Beauty & Power of Shared Experience

Recently, I was embroiled in complex (aren’t they all?) and deeply rooted conflict at the workplace. Excepting familial conflict, there are few more disheartening and frustrating dilemmas than conflict at the place. It is where we spend the second largest part of our lives, time, and investment of energy and passion.
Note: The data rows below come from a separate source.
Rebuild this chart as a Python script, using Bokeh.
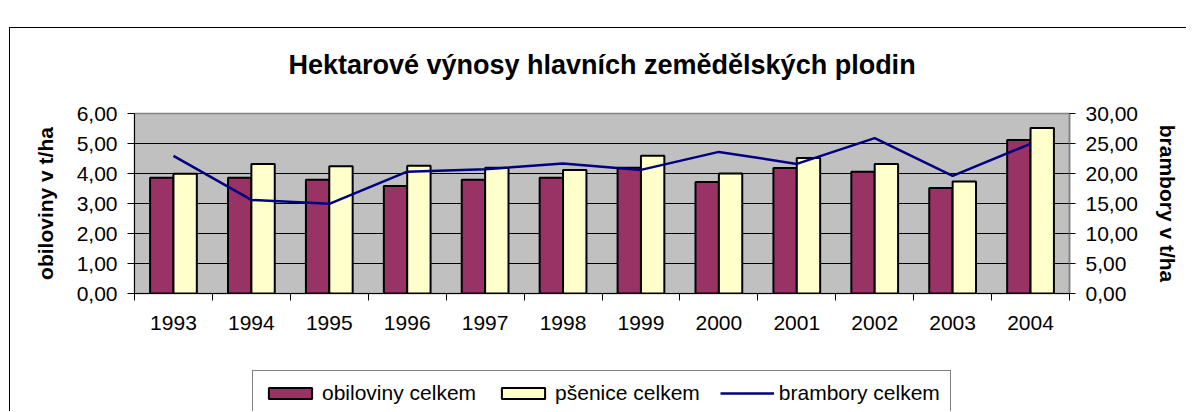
from bokeh.plotting import figure
from bokeh.layouts import column
from bokeh.models import (Range1d, LinearAxis, FixedTicker, CustomJSTickFormatter,
                          Legend, LegendItem, ColumnDataSource)
from bokeh.embed import file_html
from bokeh.resources import INLINE

years = ["1993", "1994", "1995", "1996", "1997", "1998",
         "1999", "2000", "2001", "2002", "2003", "2004"]
obiloviny = [3.86, 3.86, 3.79, 3.58, 3.79, 3.86, 4.19, 3.72, 4.18, 4.06, 3.52, 5.12]
psenice = [3.99, 4.32, 4.24, 4.26, 4.19, 4.12, 4.59, 4.00, 4.52, 4.32, 3.73, 5.52]
brambory = [22.95, 15.6, 14.95, 20.3, 20.7, 21.67, 20.6, 23.6, 21.6, 25.9, 19.6, 24.95]

left_ticks = [0, 1, 2, 3, 4, 5, 6]
right_ticks = [0, 5, 10, 15, 20, 25, 30]

pos = [i + 0.5 for i in range(len(years))]
src = ColumnDataSource(dict(
    x_o=[p - 0.15 for p in pos],
    x_p=[p + 0.15 for p in pos],
    x_c=pos,
    obiloviny=obiloviny,
    psenice=psenice,
    brambory=brambory,
))

FONT = "Liberation Sans"
C_OBI, C_PSE, C_BRA = "#993366", "#FFFFCC", "#000080"

p = figure(frame_width=935, frame_height=180,
           x_range=Range1d(0, len(years)), y_range=Range1d(0, 6),
           output_backend="svg", toolbar_location=None,
           min_border_left=125, min_border_right=117,
           min_border_top=105, min_border_bottom=55,
           background_fill_color="#C0C0C0", border_fill_alpha=0,
           outline_line_color="#808080", outline_line_width=1.5)

p.title.text = "Hektarové výnosy hlavních zemědělských plodin"
p.title.align = "center"
p.title.offset = 3
p.title.vertical_align = "bottom"
p.title.text_font = FONT
p.title.text_font_size = "27px"
p.title.text_font_style = "bold"
p.title.text_color = "black"
p.title.standoff = 68

comma_fmt = CustomJSTickFormatter(code="return tick.toFixed(2).replace('.', ',');")

# x axis
p.xaxis.ticker = FixedTicker(ticks=pos, minor_ticks=list(range(len(years) + 1)))
p.xaxis.formatter = CustomJSTickFormatter(args=dict(years=years),
                                          code="return years[Math.floor(tick)] || '';")
p.xaxis.major_tick_line_color = None
p.xaxis.major_tick_out = 0
p.xaxis.major_tick_in = 0
p.xaxis.minor_tick_line_color = "black"
p.xaxis.minor_tick_out = 7
p.xaxis.minor_tick_in = 0
p.xaxis.axis_line_color = "black"
p.xaxis.major_label_text_font = FONT
p.xaxis.major_label_text_font_size = "21px"
p.xaxis.major_label_text_color = "black"
p.xaxis.major_label_standoff = 15

# left axis
p.yaxis.ticker = FixedTicker(ticks=left_ticks)
p.yaxis.formatter = comma_fmt
p.yaxis.axis_label = "obiloviny v t/ha"
p.yaxis.axis_label_text_font = FONT
p.yaxis.axis_label_text_font_size = "21px"
p.yaxis.axis_label_text_font_style = "bold"
p.yaxis.axis_label_text_color = "black"
p.yaxis.axis_label_standoff = 17
p.yaxis.major_label_text_font = FONT
p.yaxis.major_label_text_font_size = "21px"
p.yaxis.major_label_text_color = "black"
p.yaxis.major_label_standoff = 10
p.yaxis.major_tick_out = 7
p.yaxis.major_tick_in = 0
p.yaxis.minor_tick_line_color = None
p.yaxis.axis_line_color = "black"

# right axis
p.extra_y_ranges = {"b": Range1d(0, 30)}
ax_r = LinearAxis(y_range_name="b", ticker=FixedTicker(ticks=right_ticks),
                  formatter=comma_fmt, axis_label="brambory v t/ha")
ax_r.axis_label_text_font = FONT
ax_r.axis_label_text_font_size = "21px"
ax_r.axis_label_text_font_style = "bold"
ax_r.axis_label_text_color = "black"
ax_r.axis_label_standoff = 15
ax_r.major_label_text_font = FONT
ax_r.major_label_text_font_size = "21px"
ax_r.major_label_text_color = "black"
ax_r.major_label_standoff = 10
ax_r.major_tick_out = 6
ax_r.major_tick_in = 0
ax_r.minor_tick_line_color = None
ax_r.axis_line_color = "#808080"
ax_r.axis_line_width = 1.5
p.add_layout(ax_r, "right")

p.xgrid.visible = False
p.ygrid.ticker = FixedTicker(ticks=[1, 2, 3, 4, 5])
p.ygrid.grid_line_color = "black"
p.ygrid.grid_line_width = 1

p.vbar(x="x_o", top="obiloviny", width=0.3, source=src,
       fill_color=C_OBI, line_color="black", line_width=2)
p.vbar(x="x_p", top="psenice", width=0.3, source=src,
       fill_color=C_PSE, line_color="black", line_width=2)
p.line(x="x_c", y="brambory", source=src, y_range_name="b",
       line_color=C_BRA, line_width=2.5)

# legend strip (separate canvas so the box is not clipped by the plot frame)
lg = figure(width=1177, height=63, x_range=Range1d(0, 1), y_range=Range1d(0, 1),
            x_axis_location=None, y_axis_location=None, min_border=0,
            toolbar_location=None, output_backend="svg",
            outline_line_color=None, background_fill_alpha=0, border_fill_alpha=0)
lg.title.visible = False
lg.grid.visible = False
# legend keys: style-only renderers with a single undrawable (NaN) row
key_src = ColumnDataSource(dict(x=[float("nan")], y=[float("nan")]))
k_o = lg.vbar(x="x", top="y", width=0.3, source=key_src,
              fill_color=C_OBI, line_color="black", line_width=2)
k_p = lg.vbar(x="x", top="y", width=0.3, source=key_src,
              fill_color=C_PSE, line_color="black", line_width=2)
k_b = lg.line(x="x", y="y", source=key_src, line_color=C_BRA, line_width=2.5)

legend = Legend(items=[LegendItem(label="obiloviny celkem", renderers=[k_o]),
                       LegendItem(label="pšenice celkem", renderers=[k_p]),
                       LegendItem(label="brambory celkem", renderers=[k_b])],
                orientation="horizontal", location=(118, -5), margin=0,
                padding=10, spacing=20, label_standoff=5,
                glyph_width=54, glyph_height=14,
                label_text_font=FONT, label_text_font_size="21px",
                label_text_color="black",
                border_line_color="black", border_line_width=1,
                background_fill_color="white", background_fill_alpha=1)
lg.add_layout(legend, "center")

layout = column(p, lg, spacing=0, margin=(8, 0, 0, 9))
# outer chart frame (top and left edges) drawn behind the transparent canvases
layout.styles = {
    "background-image": "linear-gradient(#000, #000), linear-gradient(#000, #000)",
    "background-size": "100% 1px, 1px 100%",
    "background-position": "0 19px, 0 19px",
    "background-repeat": "no-repeat",
}

open("out.html", "w").write(file_html(layout, INLINE))
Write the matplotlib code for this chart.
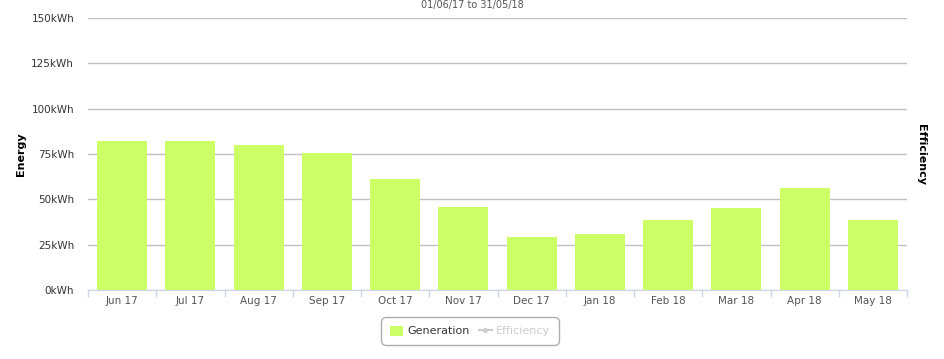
import matplotlib
matplotlib.use("Agg")
import matplotlib.pyplot as plt
from matplotlib.lines import Line2D
from matplotlib.patches import Patch
import numpy as np

months = ["Jun 17", "Jul 17", "Aug 17", "Sep 17", "Oct 17", "Nov 17",
          "Dec 17", "Jan 18", "Feb 18", "Mar 18", "Apr 18", "May 18"]
generation = [82.2, 82.2, 80.0, 75.6, 61.2, 45.8, 29.2, 30.9, 38.6, 45.2, 56.3, 38.6]
yticks = [0, 25, 50, 75, 100, 125, 150]
ytick_labels = [f"{v}kWh" for v in yticks]

fig = plt.figure(figsize=(9.45, 3.59), dpi=100)
ax = fig.add_axes([88/945, 1-290/359, (907-88)/945, (290-18)/359])

x = np.arange(len(months))
ax.bar(x, generation, width=0.73, color="#ccff66", zorder=2)
ax.set_xlim(-0.5, len(months)-0.5)
ax.set_ylim(0, 150)
ax.set_yticks(yticks)
ax.set_yticklabels(ytick_labels, fontsize=7.5, color="#333333")
ax.yaxis.grid(True, color="#c0c0c0", linewidth=1, zorder=0)
ax.tick_params(axis="y", length=0, pad=10)

ax.set_xticks(x)
ax.set_xticklabels(months, fontsize=7.5, color="#555555")
ax.set_xticks(np.arange(-0.5, len(months)), minor=True)
ax.tick_params(axis="x", which="major", length=0, pad=4)
ax.tick_params(axis="x", which="minor", length=5, color="#ccd6eb", width=1)

for s in ["top", "right", "left"]:
    ax.spines[s].set_visible(False)
ax.spines["bottom"].set_color("#ccd6eb")

ax.set_ylabel("Energy", fontsize=8, fontweight="bold", labelpad=4)
fig.text(921/945, 1-155/359, "Efficiency", rotation=270, fontsize=8,
         fontweight="bold", ha="center", va="center")

fig.text(0.5, 1.0, "01/06/17 to 31/05/18", ha="center", va="top",
         fontsize=7, color="#555555")

handles = [Patch(facecolor="#ccff66", edgecolor="none"),
           Line2D([0], [0], color="#cccccc", marker="o", markersize=2.5, linewidth=1.5)]
leg = fig.legend(handles, ["Generation", "Efficiency"], loc="center",
                 bbox_to_anchor=(470/945, 1-331/359), ncol=2, fontsize=8,
                 frameon=True, handlelength=1.2, handleheight=1.0,
                 columnspacing=0.8, handletextpad=0.4, borderpad=0.5)
leg.get_frame().set_edgecolor("#999999")
leg.get_frame().set_linewidth(1)
leg.get_frame().set_boxstyle("round,pad=0.3,rounding_size=0.5")
texts = leg.get_texts()
texts[0].set_color("#333333")
texts[1].set_color("#cccccc")

fig.savefig("out.png", dpi=100)
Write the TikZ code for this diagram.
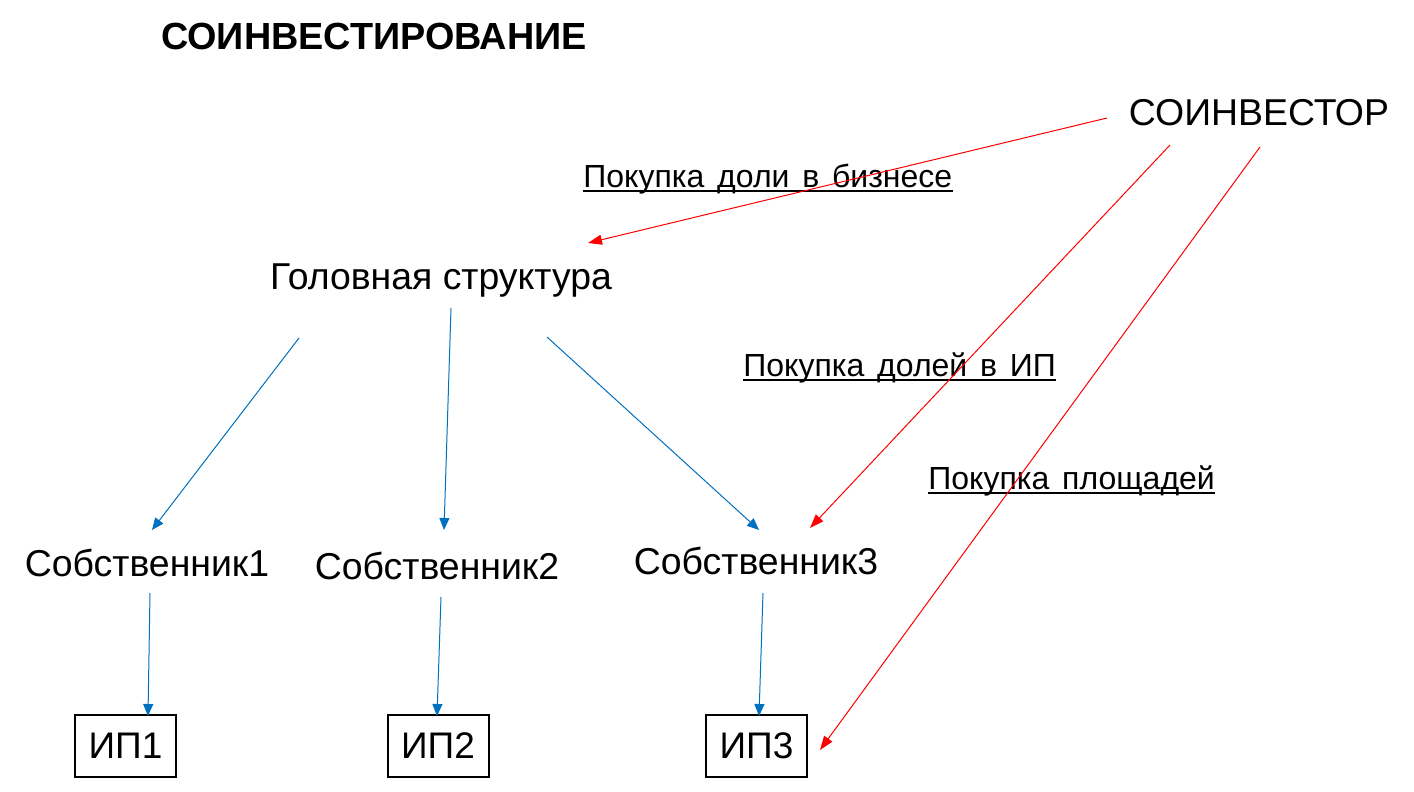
\documentclass[tikz,border=0pt]{standalone}
\usepackage{fontspec}
\setmainfont{Liberation Sans}
\usetikzlibrary{arrows.meta}
\definecolor{redline}{RGB}{255,0,0}
\definecolor{blueline}{RGB}{0,112,192}
\newcommand{\gap}{\hspace{6.4pt}}
\tikzset{
  txt/.style={inner sep=0pt, anchor=base, font=\fontsize{18.7}{20}\selectfont},
  lbl/.style={inner sep=0pt, anchor=base west, font=\fontsize{16}{18}\selectfont},
  ipbox/.style={draw, line width=1pt, minimum width=50.5pt, minimum height=31pt, inner sep=0pt, font=\fontsize{18.5}{21}\selectfont},
  redarrow/.style={draw=redline, line width=0.5pt, -{Triangle[length=7pt,width=5pt]}},
  bluearrow/.style={draw=blueline, line width=0.5pt, -{Triangle[length=6pt,width=5pt]}},
}
\begin{document}
\begin{tikzpicture}[x=0.5pt,y=-0.5pt]
\useasboundingbox (0,0) rectangle (1414,792);
% texts
\node[txt, font=\fontsize{18.9}{20}\selectfont\bfseries] (title) at (374,50) {СОИНВЕСТИРОВАНИЕ};
\node[txt] (inv) at (1259,126) {СОИНВЕСТОР};
\node[txt] (head) at (441,289) {Головная структура};
\node[txt] (s1) at (147,576) {Собственник1};
\node[txt] (s2) at (437,579) {Собственник2};
\node[txt] (s3) at (756,574) {Собственник3};
\node[ipbox] (ip1) at (125.5,746) {ИП1};
\node[ipbox] (ip2) at (438,746) {ИП2};
\node[ipbox] (ip3) at (756.5,746) {ИП3};
% labels
\node[lbl] (l1) at (583,187) {Покупка\gap доли\gap в\gap бизнесе};
\node[lbl] (l2) at (743,376) {Покупка\gap долей\gap в\gap ИП};
\node[lbl] (l3) at (928,489) {Покупка\gap площадей};
\foreach \l in {l1,l2,l3}{
  \draw[line width=1pt] ([yshift=-1.8pt]\l.base west) -- ([yshift=-1.8pt]\l.base east);
}
% connector end points
\coordinate (inv-a) at (1107,118);
\coordinate (head-in) at (588,243);
\coordinate (inv-b) at (1170,145);
\coordinate (s3-in) at (810,528);
\coordinate (inv-c) at (1260,147);
\coordinate (ip3-in) at (820,750);
\coordinate (head-a) at (299,338);
\coordinate (s1-top) at (152,530);
\coordinate (head-b) at (451,308);
\coordinate (s2-top) at (444,530);
\coordinate (head-c) at (547,337);
\coordinate (s3-top) at (759,530);
\coordinate (s1-bot) at (150,593);
\coordinate (ip1-top) at (148,716);
\coordinate (s2-bot) at (441,597);
\coordinate (ip2-top) at (437,716);
\coordinate (s3-bot) at (763,593);
\coordinate (ip3-top) at (759,716);
% red connectors
\draw[redarrow] (inv-a) -- (head-in);
\draw[redarrow] (inv-b) -- (s3-in);
\draw[redarrow] (inv-c) -- (ip3-in);
% blue connectors
\draw[bluearrow] (head-a) -- (s1-top);
\draw[bluearrow] (head-b) -- (s2-top);
\draw[bluearrow] (head-c) -- (s3-top);
\draw[bluearrow] (s1-bot) -- (ip1-top);
\draw[bluearrow] (s2-bot) -- (ip2-top);
\draw[bluearrow] (s3-bot) -- (ip3-top);
\end{tikzpicture}
\end{document}
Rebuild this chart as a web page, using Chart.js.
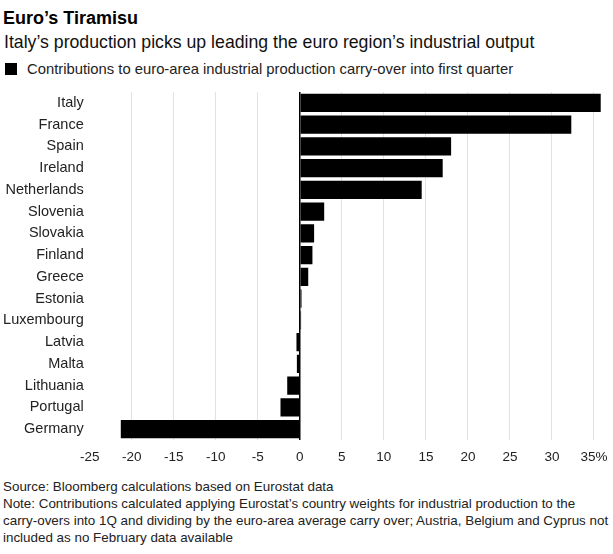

After nearly three and a half months of falsely playing nice in staff meetings and cordial in the hallways, out once rock-steady, trusting, and respectful relationship was at an all-time low. Admittedly, it was not the most desirous thing I wanted to do, but walked into my colleague’s classroom to share a resource. I was greeted with her wide, bright smile and in that split second I thought “Oh hell, boy, just go for it” and inquired how she was doing today. She shared her emergent teenager issues, and as I nodded in agreement a smile, too, came across my face. I felt an existential clunk as my armour dropped to the floor. I found myself seated across from her intimately sharing my current teenager status (oh, the melodrama). (Note: Both of us know quite about each other’s family status from years as colleagues and peers and so this was not as awkward as the reader may find it).

I resolve to work with my colleagues to succeed in producing the good rather than failing to produce the perfect.

-Thom Tillis

It was beautiful. We both laughed. Then we both cried. And we ended what was an awkward and lost connection with a hug and smile. A first step towards renewal.

Could you say that our conflict is wholly resolved? It is not. But the shared experience was what brought us together to simply share space. Share a moment. Begin our re-connection, of sorts.

My learning from this? Connection above all else. Always. People first. Everything else is secondary. Caught up in my little world of justification and navel-gazing, I am reminded of what really matters to me and to her. And I suppose what really makes this true is that the other desires the same. We have re-established a relationship from which to rebuild our professional one.